■ **What you are asked to do**
Return the listing below exactly, with the pictures dropped.

■ **Data excerpt**

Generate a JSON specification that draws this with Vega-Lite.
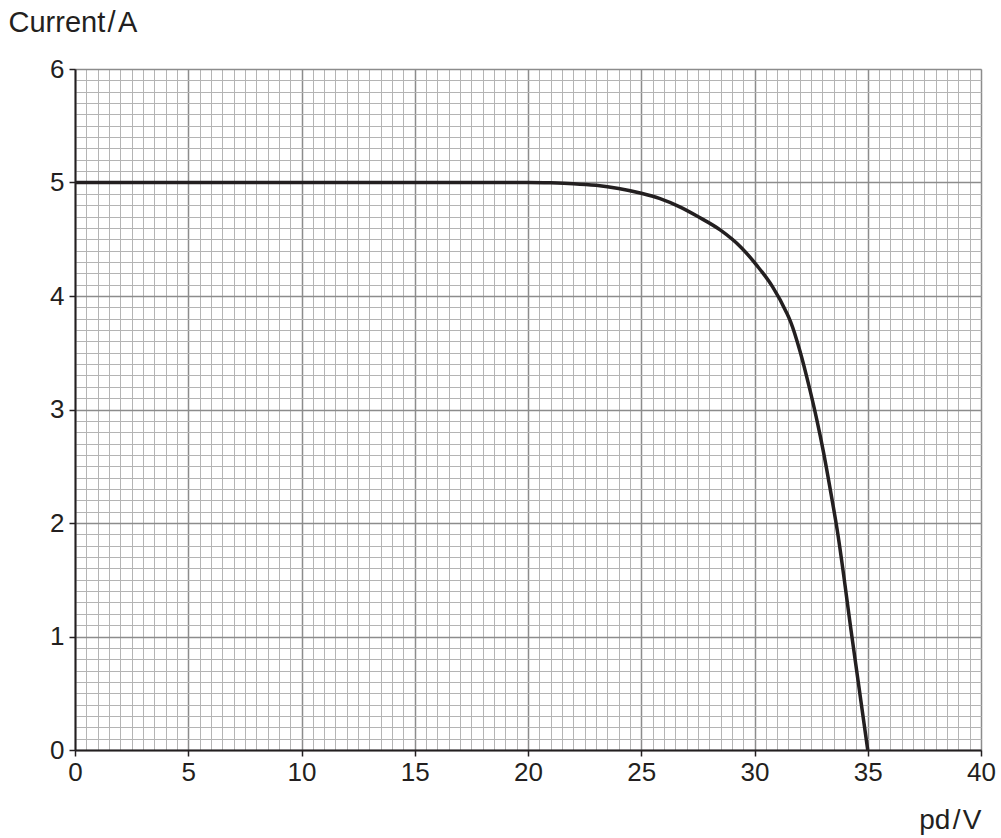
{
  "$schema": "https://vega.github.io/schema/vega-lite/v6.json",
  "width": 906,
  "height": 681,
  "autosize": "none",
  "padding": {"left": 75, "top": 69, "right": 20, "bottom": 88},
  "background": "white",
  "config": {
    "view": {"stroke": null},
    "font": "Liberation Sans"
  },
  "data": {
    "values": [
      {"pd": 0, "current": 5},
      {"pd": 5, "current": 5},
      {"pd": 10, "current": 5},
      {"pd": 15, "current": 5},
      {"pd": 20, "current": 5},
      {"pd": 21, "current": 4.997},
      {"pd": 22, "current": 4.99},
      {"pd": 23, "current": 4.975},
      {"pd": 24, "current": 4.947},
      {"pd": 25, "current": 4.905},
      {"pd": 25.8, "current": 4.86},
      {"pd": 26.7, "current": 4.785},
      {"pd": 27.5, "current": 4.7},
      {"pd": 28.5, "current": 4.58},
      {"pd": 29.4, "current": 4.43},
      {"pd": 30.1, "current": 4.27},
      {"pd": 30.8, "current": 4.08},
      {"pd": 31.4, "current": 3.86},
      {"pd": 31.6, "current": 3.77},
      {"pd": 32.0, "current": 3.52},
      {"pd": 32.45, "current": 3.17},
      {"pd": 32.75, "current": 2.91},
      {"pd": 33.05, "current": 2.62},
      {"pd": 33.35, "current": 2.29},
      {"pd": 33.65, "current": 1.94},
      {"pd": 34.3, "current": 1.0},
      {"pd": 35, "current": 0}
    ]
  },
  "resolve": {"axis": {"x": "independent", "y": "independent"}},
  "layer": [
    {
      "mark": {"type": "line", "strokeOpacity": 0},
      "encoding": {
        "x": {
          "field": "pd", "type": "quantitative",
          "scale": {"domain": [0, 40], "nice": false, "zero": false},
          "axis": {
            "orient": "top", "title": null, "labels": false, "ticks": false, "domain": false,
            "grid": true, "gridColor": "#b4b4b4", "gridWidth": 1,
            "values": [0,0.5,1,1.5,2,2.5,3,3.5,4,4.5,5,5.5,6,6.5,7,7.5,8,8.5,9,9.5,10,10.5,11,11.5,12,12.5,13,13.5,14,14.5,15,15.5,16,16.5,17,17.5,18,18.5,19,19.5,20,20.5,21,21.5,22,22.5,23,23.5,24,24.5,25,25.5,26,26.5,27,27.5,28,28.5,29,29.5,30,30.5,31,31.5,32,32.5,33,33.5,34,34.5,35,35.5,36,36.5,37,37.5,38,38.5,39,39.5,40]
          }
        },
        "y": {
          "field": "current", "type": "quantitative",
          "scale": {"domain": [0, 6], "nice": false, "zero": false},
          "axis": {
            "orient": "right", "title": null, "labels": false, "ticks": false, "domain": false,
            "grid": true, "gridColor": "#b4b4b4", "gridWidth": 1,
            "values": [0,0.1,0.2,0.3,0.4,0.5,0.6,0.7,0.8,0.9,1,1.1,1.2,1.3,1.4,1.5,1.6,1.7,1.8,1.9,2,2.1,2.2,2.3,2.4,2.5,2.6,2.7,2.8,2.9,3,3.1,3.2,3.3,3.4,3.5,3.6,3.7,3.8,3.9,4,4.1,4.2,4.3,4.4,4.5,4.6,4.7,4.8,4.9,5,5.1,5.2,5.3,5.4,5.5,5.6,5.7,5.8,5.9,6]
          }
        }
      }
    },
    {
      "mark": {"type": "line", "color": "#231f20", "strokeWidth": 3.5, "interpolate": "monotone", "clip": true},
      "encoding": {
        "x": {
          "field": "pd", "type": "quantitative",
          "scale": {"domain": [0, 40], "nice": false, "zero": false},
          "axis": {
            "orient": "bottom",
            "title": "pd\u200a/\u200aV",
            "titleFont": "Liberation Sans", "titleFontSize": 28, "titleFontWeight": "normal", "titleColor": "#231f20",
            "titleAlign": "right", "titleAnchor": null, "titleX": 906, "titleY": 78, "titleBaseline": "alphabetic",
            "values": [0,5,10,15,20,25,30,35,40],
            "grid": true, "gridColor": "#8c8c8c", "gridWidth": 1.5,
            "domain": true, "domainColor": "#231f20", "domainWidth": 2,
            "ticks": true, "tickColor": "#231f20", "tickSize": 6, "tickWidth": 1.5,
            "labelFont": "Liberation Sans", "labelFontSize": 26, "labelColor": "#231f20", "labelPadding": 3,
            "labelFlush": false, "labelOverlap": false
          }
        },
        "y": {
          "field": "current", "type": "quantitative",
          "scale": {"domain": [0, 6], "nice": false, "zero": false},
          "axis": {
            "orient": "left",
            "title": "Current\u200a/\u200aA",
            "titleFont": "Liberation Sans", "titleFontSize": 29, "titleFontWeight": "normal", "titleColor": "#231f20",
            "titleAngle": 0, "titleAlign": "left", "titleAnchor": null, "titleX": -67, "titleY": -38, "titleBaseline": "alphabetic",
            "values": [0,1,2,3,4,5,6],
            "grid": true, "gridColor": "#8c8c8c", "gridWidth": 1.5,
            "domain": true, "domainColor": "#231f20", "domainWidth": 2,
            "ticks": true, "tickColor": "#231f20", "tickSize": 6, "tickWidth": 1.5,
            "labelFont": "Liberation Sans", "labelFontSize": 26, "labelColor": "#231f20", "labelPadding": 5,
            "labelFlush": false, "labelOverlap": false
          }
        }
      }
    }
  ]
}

■ **Task answer**
Generate a JSON specification that draws this with Vega-Lite.
{
  "$schema": "https://vega.github.io/schema/vega-lite/v6.json",
  "width": 906,
  "height": 681,
  "autosize": "none",
  "padding": {"left": 75, "top": 69, "right": 20, "bottom": 88},
  "background": "white",
  "config": {
    "view": {"stroke": null},
    "font": "Liberation Sans"
  },
  "data": {
    "values": [
      {"pd": 0, "current": 5},
      {"pd": 5, "current": 5},
      {"pd": 10, "current": 5},
      {"pd": 15, "current": 5},
      {"pd": 20, "current": 5},
      {"pd": 21, "current": 4.997},
      {"pd": 22, "current": 4.99},
      {"pd": 23, "current": 4.975},
      {"pd": 24, "current": 4.947},
      {"pd": 25, "current": 4.905},
      {"pd": 25.8, "current": 4.86},
      {"pd": 26.7, "current": 4.785},
      {"pd": 27.5, "current": 4.7},
      {"pd": 28.5, "current": 4.58},
      {"pd": 29.4, "current": 4.43},
      {"pd": 30.1, "current": 4.27},
      {"pd": 30.8, "current": 4.08},
      {"pd": 31.4, "current": 3.86},
      {"pd": 31.6, "current": 3.77},
      {"pd": 32.0, "current": 3.52},
      {"pd": 32.45, "current": 3.17},
      {"pd": 32.75, "current": 2.91},
      {"pd": 33.05, "current": 2.62},
      {"pd": 33.35, "current": 2.29},
      {"pd": 33.65, "current": 1.94},
      {"pd": 34.3, "current": 1.0},
      {"pd": 35, "current": 0}
    ]
  },
  "resolve": {"axis": {"x": "independent", "y": "independent"}},
  "layer": [
    {
      "mark": {"type": "line", "strokeOpacity": 0},
      "encoding": {
        "x": {
          "field": "pd", "type": "quantitative",
          "scale": {"domain": [0, 40], "nice": false, "zero": false},
          "axis": {
            "orient": "top", "title": null, "labels": false, "ticks": false, "domain": false,
            "grid": true, "gridColor": "#b4b4b4", "gridWidth": 1,
            "values": [0,0.5,1,1.5,2,2.5,3,3.5,4,4.5,5,5.5,6,6.5,7,7.5,8,8.5,9,9.5,10,10.5,11,11.5,12,12.5,13,13.5,14,14.5,15,15.5,16,16.5,17,17.5,18,18.5,19,19.5,20,20.5,21,21.5,22,22.5,23,23.5,24,24.5,25,25.5,26,26.5,27,27.5,28,28.5,29,29.5,30,30.5,31,31.5,32,32.5,33,33.5,34,34.5,35,35.5,36,36.5,37,37.5,38,38.5,39,39.5,40]
          }
        },
        "y": {
          "field": "current", "type": "quantitative",
          "scale": {"domain": [0, 6], "nice": false, "zero": false},
          "axis": {
            "orient": "right", "title": null, "labels": false, "ticks": false, "domain": false,
            "grid": true, "gridColor": "#b4b4b4", "gridWidth": 1,
            "values": [0,0.1,0.2,0.3,0.4,0.5,0.6,0.7,0.8,0.9,1,1.1,1.2,1.3,1.4,1.5,1.6,1.7,1.8,1.9,2,2.1,2.2,2.3,2.4,2.5,2.6,2.7,2.8,2.9,3,3.1,3.2,3.3,3.4,3.5,3.6,3.7,3.8,3.9,4,4.1,4.2,4.3,4.4,4.5,4.6,4.7,4.8,4.9,5,5.1,5.2,5.3,5.4,5.5,5.6,5.7,5.8,5.9,6]
          }
        }
      }
    },
    {
      "mark": {"type": "line", "color": "#231f20", "strokeWidth": 3.5, "interpolate": "monotone", "clip": true},
      "encoding": {
        "x": {
          "field": "pd", "type": "quantitative",
          "scale": {"domain": [0, 40], "nice": false, "zero": false},
          "axis": {
            "orient": "bottom",
            "title": "pd\u200a/\u200aV",
            "titleFont": "Liberation Sans", "titleFontSize": 28, "titleFontWeight": "normal", "titleColor": "#231f20",
            "titleAlign": "right", "titleAnchor": null, "titleX": 906, "titleY": 78, "titleBaseline": "alphabetic",
            "values": [0,5,10,15,20,25,30,35,40],
            "grid": true, "gridColor": "#8c8c8c", "gridWidth": 1.5,
            "domain": true, "domainColor": "#231f20", "domainWidth": 2,
            "ticks": true, "tickColor": "#231f20", "tickSize": 6, "tickWidth": 1.5,
            "labelFont": "Liberation Sans", "labelFontSize": 26, "labelColor": "#231f20", "labelPadding": 3,
            "labelFlush": false, "labelOverlap": false
          }
        },
        "y": {
          "field": "current", "type": "quantitative",
          "scale": {"domain": [0, 6], "nice": false, "zero": false},
          "axis": {
            "orient": "left",
            "title": "Current\u200a/\u200aA",
            "titleFont": "Liberation Sans", "titleFontSize": 29, "titleFontWeight": "normal", "titleColor": "#231f20",
            "titleAngle": 0, "titleAlign": "left", "titleAnchor": null, "titleX": -67, "titleY": -38, "titleBaseline": "alphabetic",
            "values": [0,1,2,3,4,5,6],
            "grid": true, "gridColor": "#8c8c8c", "gridWidth": 1.5,
            "domain": true, "domainColor": "#231f20", "domainWidth": 2,
            "ticks": true, "tickColor": "#231f20", "tickSize": 6, "tickWidth": 1.5,
            "labelFont": "Liberation Sans", "labelFontSize": 26, "labelColor": "#231f20", "labelPadding": 5,
            "labelFlush": false, "labelOverlap": false
          }
        }
      }
    }
  ]
}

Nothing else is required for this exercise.